Umso mehr müssen heutige Regierungen auch Kontroverses thematisieren und mit ihrer Parlamentsmehrheit unpopuläre, aber notwendige Entscheidungen etwa in der Sozialpolitik treffen. Menschen lassen eher durch Mut als durch Hasenfüßigkeit mitnehmen. Bisher erweckt die Politik jedoch den Eindruck, sie trete verbal für Reformen ein, vor denen sie in der Praxis zurückscheut. Gerade in Zeiten der Verunsicherung bedarf es jedoch klarer politischer Führung, die sich den Realitäten stellt.
Wird sie zu lange vermisst, droht nicht nur Politik-, sondern auch Demokratiemüdigkeit.Das gilt für Deutschland, aber mindestens im gleichen Maße für Frankreich, wo Parteien auf der Rechten wie auf der Linken mit Macrons Rentenreform in eine Vergangenheit vor dem jüngsten Anstieg der Lebenserwartung in einer alternden Gesellschaft zurückwollen. Gerade in Zeiten der Verunsicherung bedarf es jedoch klarer politischer Führung, die sich den Realitäten stellt. Wird sie zu lange vermisst, droht nicht nur Politik-, sondern auch Demokratiemüdigkeit.
Spätere Historiker werden vielleicht von einem langen 20. Jahrhundert sprechen, das sich in Denkweisen und Attitüden ein Stück weit ins 21. Jahrhundert erstreckte, so wie heutige Historiker von einem langen 19. Jahrhundert sprechen, dessen Denkweisen und Attitüden ins 20. Jahrhundert reichten. Ein alterndes, zu unbewegliches Deutschland in einem alternden, zu unbeweglichen Europa – es bedarf keines überbordenden Pessimismus, um das Spätstadium einer Epoche zu erkennen.
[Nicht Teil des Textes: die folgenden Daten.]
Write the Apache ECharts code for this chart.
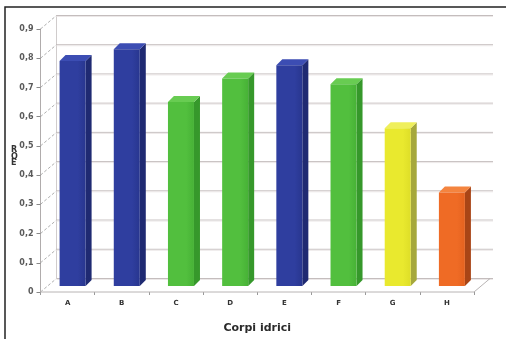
<!DOCTYPE html>
<html><head><meta charset="utf-8">
<script src="https://cdn.jsdelivr.net/npm/echarts@6/dist/echarts.min.js"></script>
<style>html,body{margin:0;padding:0;background:#fff}#c{width:506px;height:339px}</style>
</head><body><div id="c"></div>
<script>
const categories = ['A','B','C','D','E','F','G','H'];
const rqeValues = [0.77, 0.81, 0.63, 0.71, 0.755, 0.69, 0.54, 0.32];
const yTicks = [0, 0.1, 0.2, 0.3, 0.4, 0.5, 0.6, 0.7, 0.8, 0.9];
const xAxisTitle = 'Corpi idrici';
const yAxisTitle = 'RQE';

// styles
const palette = {
  blue:   {front:'#2f3e9f', edge:'#28368f', side:'#1f2a72', top:'#3c4db3'},
  green:  {front:'#52bf3e', edge:'#47b236', side:'#36982b', top:'#68cc52'},
  yellow: {front:'#e9e92e', edge:'#dede28', side:'#a6a83c', top:'#efef5c'},
  orange: {front:'#ef6b25', edge:'#e4621f', side:'#a94516', top:'#f4843f'}
};
const barColorKeys = ['blue','blue','green','green','blue','green','yellow','orange'];
const DEPTH = [16, -13.5];      // wall depth offset
const BAR_FRONT = [5, -6];      // bar front face offset
const BAR_DEPTH = [6, -6];      // bar thickness offset

const chart = echarts.init(document.getElementById('c'), null, {renderer:'canvas'});

function fmt(v){ return v === 0 ? '0' : v.toFixed(1).replace('.', ','); }

function renderWall(params, api){
  const v = api.value(1);
  const band = api.size([1,0])[0];
  const p = api.coord([0, v]);
  const xL = p[0] - band/2;
  const xR = xL + band*categories.length;
  const y = p[1];
  const bx = xL + DEPTH[0], by = y + DEPTH[1];
  const children = [
    {type:'line', shape:{x1:xL, y1:y, x2:bx, y2:by}, style:{stroke:'#9a9a9a', lineWidth:0.8, lineDash:[3,2]}},
    {type:'line', shape:{x1:bx, y1:by, x2:xR+DEPTH[0]+3, y2:by}, style:{stroke:'#c4bdbd', lineWidth:1}},
    {type:'line', shape:{x1:bx, y1:by+1, x2:xR+DEPTH[0]+3, y2:by+1}, style:{stroke:'#ece8e8', lineWidth:1}}
  ];
  if (v === 0) {
    const top = api.coord([0, yTicks[yTicks.length-1]]);
    children.push({type:'line', shape:{x1:bx, y1:by, x2:bx, y2:top[1]+DEPTH[1]}, style:{stroke:'#d0cccc', lineWidth:1}});
    children.push({type:'line', shape:{x1:xL, y1:y, x2:xR, y2:y}, style:{stroke:'#b8b4b4', lineWidth:1}});
    children.push({type:'line', shape:{x1:xR, y1:y, x2:xR+DEPTH[0], y2:by}, style:{stroke:'#b8b4b4', lineWidth:1}});
  }
  return {type:'group', children};
}

function renderBar(params, api){
  const i = api.value(0), v = api.value(1);
  const base = api.coord([i, 0]);
  const top = api.coord([i, v]);
  const band = api.size([1,0])[0];
  const w = band*0.48;
  const c = palette[barColorKeys[i]];
  const x0 = base[0] - w/2 + BAR_FRONT[0], x1 = x0 + w;
  const yb = base[1] + BAR_FRONT[1], yt = top[1] + BAR_FRONT[1];
  const dx = BAR_DEPTH[0], dy = BAR_DEPTH[1];
  return {type:'group', children:[
    {type:'polygon', shape:{points:[[x1,yb],[x1,yt],[x1+dx,yt+dy],[x1+dx,yb+dy]]}, style:{fill:c.side}},
    {type:'polygon', shape:{points:[[x0,yt],[x1,yt],[x1+dx,yt+dy],[x0+dx,yt+dy]]}, style:{fill:c.top}},
    {type:'rect', shape:{x:x0, y:yt, width:w, height:yb-yt},
      style:{fill:new echarts.graphic.LinearGradient(0,0,1,0,[{offset:0,color:c.front},{offset:0.7,color:c.front},{offset:1,color:c.edge}]) }}
  ]};
}

chart.setOption({
  backgroundColor:'#ffffff',
  animation:false,
  grid:{left:40.5, right:32, top:29, bottom:45},
  graphic:[
    {type:'rect', shape:{x:5, y:7, width:520, height:360}, style:{fill:'none', stroke:'#222', lineWidth:1.5}, z:100},
    {type:'text', left:11, top:146, style:{text:yAxisTitle.split('').join('\n'), font:'bold 8px "DejaVu Sans", sans-serif', fill:'#333', lineHeight:6.5}}
  ],
  xAxis:{
    type:'category', data:categories,
    name:xAxisTitle, nameLocation:'middle', nameGap:31,
    nameTextStyle:{fontFamily:'"DejaVu Sans", sans-serif', fontWeight:'bold', fontSize:11, color:'#2a2a2a'},
    axisLine:{show:false},
    axisTick:{show:true, length:3, lineStyle:{color:'#999'}},
    axisLabel:{margin:8, fontSize:7, fontWeight:'bold', color:'#333', fontFamily:'"DejaVu Sans", sans-serif'},
    splitLine:{show:false}
  },
  yAxis:{
    type:'value', min:0, max:0.9, interval:0.1,
    axisLine:{show:true, lineStyle:{color:'#b0acac'}},
    axisTick:{show:true, length:4, lineStyle:{color:'#888'}},
    axisLabel:{margin:7, fontSize:8, fontWeight:'bold', color:'#5a5a5a', formatter:fmt, fontFamily:'"DejaVu Sans", sans-serif'},
    splitLine:{show:false}
  },
  series:[
    {type:'custom', renderItem:renderWall, data:yTicks.map(v=>[0,v]), z:1, silent:true},
    {type:'custom', renderItem:renderBar, data:rqeValues.map((v,i)=>[i,v]), z:5}
  ]
});
</script></body></html>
Geschichte wiederholt sich nicht, aber sie reimt sich. Unrast existierte auch Ende des 19. Jahrhunderts in Europa, als der technische Fortschritt auf zu wenig veränderungsbereite Gesellschaften traf. Damals sprach man vom „Fin de siècle“, vom Ende eines Säkulums, in dem die Kultur des Caféhauses mit geistreichen Sprüchen eine ebenfalls unzureichende Regierungskunst glossierte. Es ging nicht gut aus.